- _What is being asked_
Taking the data below, please print only the lines from the line holding "Emit a LaTeX" to the line holding "(0,0) rectangle (1288,732);", inclusive, with pictures omitted.

- _Record extracts_
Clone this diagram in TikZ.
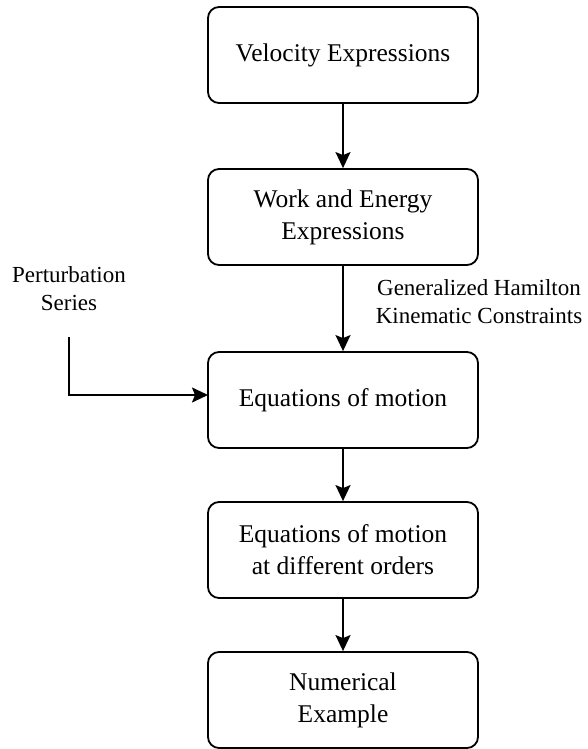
\documentclass[tikz,border=0pt]{standalone}
\usepackage{fontspec}
\setmainfont{Liberation Serif}
\usetikzlibrary{arrows.meta}
\begin{document}
\begin{tikzpicture}[x=1pt,y=-1pt,
  box/.style={draw,line width=1.8pt,rounded corners=11pt,minimum width=270pt,minimum height=96pt,inner sep=0pt,align=center,font=\fontsize{25.5}{32}\selectfont},
  lbl/.style={align=center,inner sep=0pt,font=\fontsize{23}{28}\selectfont},
  conn/.style={line width=1.8pt,-{Stealth[length=16pt,width=15pt,inset=3pt]}}]
\useasboundingbox (0,0) rectangle (587,749);
\node[box] (b1) at (343,55) {Velocity Expressions};
\node[box] (b2) at (343,217) {Work and Energy\\Expressions};
\node[box] (b3) at (343,400) {Equations of motion};
\node[box] (b4) at (343,550) {Equations of motion\\at different orders};
\node[box] (b5) at (343,700) {Numerical\\Example};
\node[lbl] (gh) at (479,302) {Generalized Hamilton\\Kinematic Constraints};
\node[lbl] (ps) at (69,289) {Perturbation\\Series};
\coordinate (pstart) at (69,337);
\coordinate (pend) at (208,395);
\draw[conn] (b1) -- (b2);
\draw[conn] (b2) -- (b3);
\draw[conn] (b3) -- (b4);
\draw[conn] (b4) -- (b5);
\draw[conn] (pstart) |- (pend);
\end{tikzpicture}
\end{document}
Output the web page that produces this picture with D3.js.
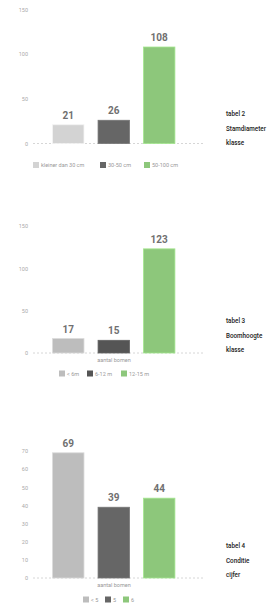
<!DOCTYPE html>
<html lang="en">
<head>
<meta charset="utf-8">
<title>Bomen</title>
<script src="https://cdn.jsdelivr.net/npm/d3@7"></script>
<style>
  body { margin: 0; background: #fff; }
  text { font-family: Roboto, "Noto Sans", sans-serif; }
</style>
</head>
<body>
<script>
// chart data
var cats2 = ["kleiner dan 30 cm", "30-50 cm", "50-100 cm"];
var vals2 = [21, 26, 108];
var ticks2 = [0, 50, 100, 150];
var notes2 = ["tabel 2", "Stamdiameter", "klasse"];

var cats3 = ["< 6m", "6-12 m", "12-15 m"];
var vals3 = [17, 15, 123];
var ticks3 = [0, 50, 100, 150];
var notes3 = ["tabel 3", "Boomhoogte", "klasse"];

var cats4 = ["< 5", "5", "6"];
var vals4 = [69, 39, 44];
var ticks4 = [0, 10, 20, 30, 40, 50, 60, 70];
var notes4 = ["tabel 4", "Conditie", "cijfer"];

var w = 270, h = 605;
var svg = d3.select("body").append("svg").attr("width", w).attr("height", h);

function drawChart(opt) {
  var g = svg.append("g").attr("transform", "translate(0," + opt.top + ")");

  var y = d3.scaleLinear().domain([0, opt.max]).range([opt.base, opt.base - opt.span]);
  var x = d3.scaleBand().domain(opt.cats).range([43.5, 184]).paddingInner(0.31).paddingOuter(0.2);

  // baseline
  g.append("line")
    .attr("x1", 33).attr("x2", 203)
    .attr("y1", y(0)).attr("y2", y(0))
    .attr("stroke", "#ccc").attr("stroke-width", 0.8)
    .attr("stroke-dasharray", "2,2");

  // y axis labels
  var yAxis = d3.axisLeft(y).tickValues(opt.ticks).tickSize(0).tickPadding(0);
  var ax = g.append("g").attr("transform", "translate(28,0)").call(yAxis);
  ax.select(".domain").remove();
  ax.selectAll("text").attr("fill", "#aaa").attr("font-size", "5.5px");

  // bars
  g.selectAll("rect.bar").data(opt.vals).enter().append("rect")
    .attr("class", "bar")
    .attr("x", function(d, i) { return x(opt.cats[i]); })
    .attr("width", x.bandwidth())
    .attr("y", function(d) { return y(d); })
    .attr("height", function(d) { return y(0) - y(d); })
    .attr("fill", function(d, i) { return opt.colors[i]; })
    .attr("stroke", function(d, i) { return d3.color(opt.colors[i]).brighter(0.4); })
    .attr("stroke-width", 0.8);

  // value labels
  g.selectAll("text.val").data(opt.vals).enter().append("text")
    .attr("class", "val")
    .attr("x", function(d, i) { return x(opt.cats[i]) + x.bandwidth() / 2; })
    .attr("y", function(d) { return y(d) - 6; })
    .attr("text-anchor", "middle")
    .attr("font-size", "10px")
    .attr("font-weight", "bold")
    .attr("fill", "#707070")
    .text(function(d) { return d; });

  // x title
  if (opt.xtitle) {
    g.append("text")
      .attr("x", 114).attr("y", y(0) + 9)
      .attr("text-anchor", "middle")
      .attr("font-size", "5.5px").attr("fill", "#999")
      .text(opt.xtitle);
  }

  // legend
  var lg = g.append("g").attr("transform", "translate(0," + (y(0) + opt.legendDy) + ")");
  opt.cats.forEach(function(c, i) {
    var lx = opt.legendX[i];
    lg.append("rect")
      .attr("x", lx).attr("y", -2.5).attr("width", 6).attr("height", 6)
      .attr("fill", opt.colors[i]);
    lg.append("text")
      .attr("x", lx + 8).attr("y", 2.5)
      .attr("font-size", "5.5px").attr("fill", "#999")
      .text(c);
  });

  // notes on the right
  opt.notes.forEach(function(n, i) {
    g.append("text")
      .attr("x", 226).attr("y", opt.noteY + i * 14.5)
      .attr("font-size", "6.3px").attr("font-weight", "500").attr("fill", "#222")
      .text(n);
  });
}

drawChart({
  top: 0, base: 143.5, span: 134, max: 150,
  cats: cats2, vals: vals2, ticks: ticks2, notes: notes2,
  colors: ["#d3d3d3", "#666666", "#8dc77b"],
  legendDy: 21, legendX: [33, 100, 144], noteY: 116
});

drawChart({
  top: 200, base: 153, span: 127, max: 150,
  cats: cats3, vals: vals3, ticks: ticks3, notes: notes3,
  colors: ["#bdbdbd", "#555555", "#8dc77b"],
  xtitle: "aantal bomen",
  legendDy: 20, legendX: [59, 87, 121], noteY: 123
});

drawChart({
  top: 400, base: 178, span: 127, max: 70,
  cats: cats4, vals: vals4, ticks: ticks4, notes: notes4,
  colors: ["#bdbdbd", "#666666", "#8dc77b"],
  xtitle: "aantal bomen",
  legendDy: 21, legendX: [83, 105, 123], noteY: 148
});
</script>
</body>
</html>
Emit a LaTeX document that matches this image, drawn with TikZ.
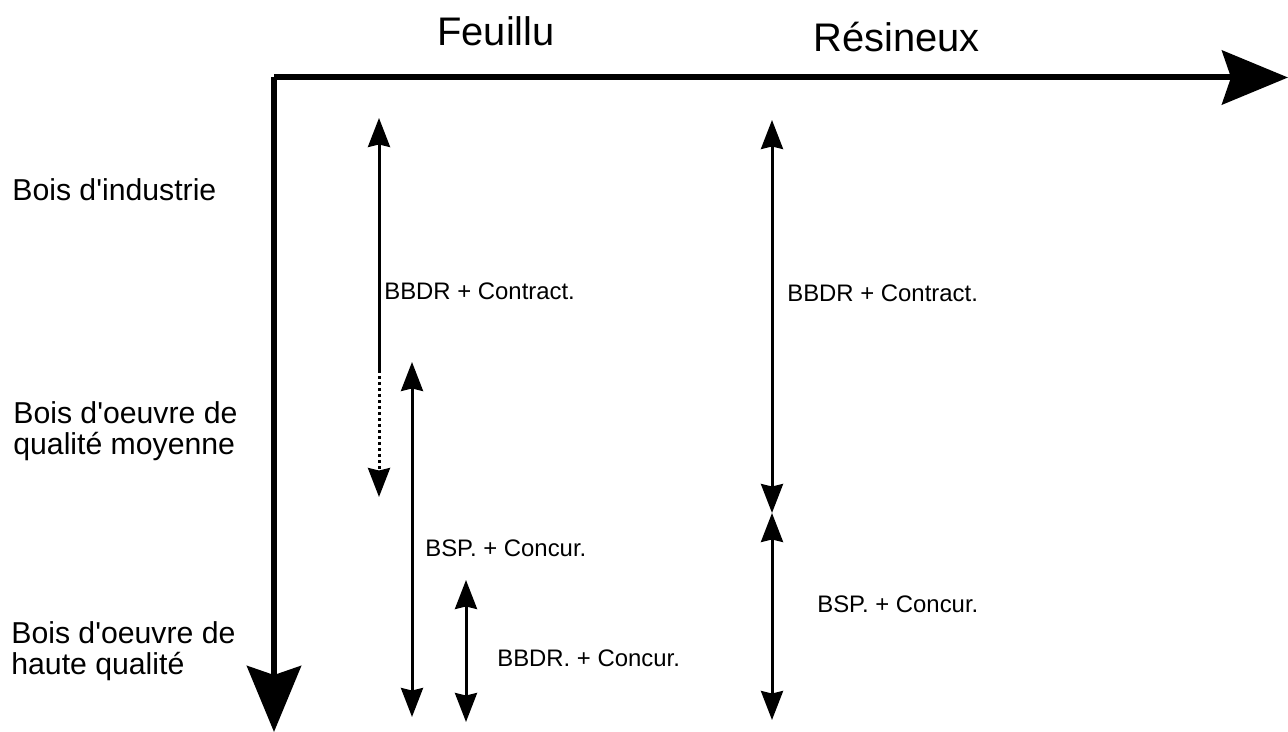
\documentclass[tikz,border=0pt]{standalone}
\usepackage{fontspec}
\setmainfont{Liberation Sans}[Ligatures=TeXOff]
\usetikzlibrary{arrows.meta}

\begin{document}
\begin{tikzpicture}[x=0.02cm, y=-0.02cm,
		axis/.style={line width=0.12cm, -{Stealth[length=1.32cm, width=1.08cm, inset=0.18cm]}},
		span/.style={line width=0.06cm, {Stealth[length=0.58cm, width=0.44cm, inset=0.05cm]}-{Stealth[length=0.58cm, width=0.44cm, inset=0.05cm]}},
		tip/.style={line width=0.06cm, -{Stealth[length=0.58cm, width=0.44cm, inset=0.05cm]}},
		title/.style={anchor=base west, inner sep=0pt, font=\fontsize{22.7}{27}\selectfont},
		cat/.style={anchor=base west, inner sep=0pt, align=left, font=\fontsize{17.2}{17.8}\selectfont},
		letter/.style={anchor=base west, inner sep=0pt, font=\fontsize{13.6}{16}\selectfont}]
	\useasboundingbox (0,0) rectangle (1288,732);

	% axes
	\coordinate (o) at (274,77.5);
	\coordinate (xend) at (1288,77.5);
	\coordinate (yend) at (274,732);
	\draw[axis] (o) -- (xend);
	\draw[axis] (o) -- (yend);

	% column and row labels
	\node[title] (feuillu) at (437,46) {Feuillu};
	\node[title] (resineux) at (813,52) {Résineux};
	\node[cat] (industrie) at (12,201) {Bois d'industrie};
	\node[cat] (moyenne) at (13,455) {Bois d'oeuvre de\\qualité moyenne};
	\node[cat] (haute) at (11,675) {Bois d'oeuvre de\\haute qualité};

	% Feuillu
	\coordinate (f1t) at (379,118);
	\coordinate (f1m) at (379,370);
	\coordinate (f1b) at (379,497);
	\draw[line width=0.06cm, {Stealth[length=0.58cm, width=0.44cm, inset=0.05cm]}-] (f1t) -- (f1m);
	\draw[tip, dash pattern=on 0.07cm off 0.05cm] (f1m) -- (f1b);
	\coordinate (f2t) at (412,362);
	\coordinate (f2b) at (412,717);
	\draw[span] (f2t) -- (f2b);
	\coordinate (f3t) at (466,580);
	\coordinate (f3b) at (466,722);
	\draw[span] (f3t) -- (f3b);

	% Resineux
	\coordinate (r1t) at (772,120);
	\coordinate (r1b) at (772,513);
	\coordinate (r2b) at (772,720);
	\draw[span] (r1t) -- (r1b);
	\draw[span] (r1b) -- (r2b);

	\node[letter] (f1) at (384,300) {BBDR + Contract.};
	\node[letter] (f2) at (425,557) {BSP. + Concur.};
	\node[letter] (f3) at (497,666) {BBDR. + Concur.};
	\node[letter] (r1) at (787,302) {BBDR + Contract.};
	\node[letter] (r2) at (817,613) {BSP. + Concur.};

\end{tikzpicture}
\end{document}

- _Solution below_
Emit a LaTeX document that matches this image, drawn with TikZ.
\documentclass[tikz,border=0pt]{standalone}
\usepackage{fontspec}
\setmainfont{Liberation Sans}[Ligatures=TeXOff]
\usetikzlibrary{arrows.meta}

\begin{document}
\begin{tikzpicture}[x=0.02cm, y=-0.02cm,
		axis/.style={line width=0.12cm, -{Stealth[length=1.32cm, width=1.08cm, inset=0.18cm]}},
		span/.style={line width=0.06cm, {Stealth[length=0.58cm, width=0.44cm, inset=0.05cm]}-{Stealth[length=0.58cm, width=0.44cm, inset=0.05cm]}},
		tip/.style={line width=0.06cm, -{Stealth[length=0.58cm, width=0.44cm, inset=0.05cm]}},
		title/.style={anchor=base west, inner sep=0pt, font=\fontsize{22.7}{27}\selectfont},
		cat/.style={anchor=base west, inner sep=0pt, align=left, font=\fontsize{17.2}{17.8}\selectfont},
		letter/.style={anchor=base west, inner sep=0pt, font=\fontsize{13.6}{16}\selectfont}]
	\useasboundingbox (0,0) rectangle (1288,732);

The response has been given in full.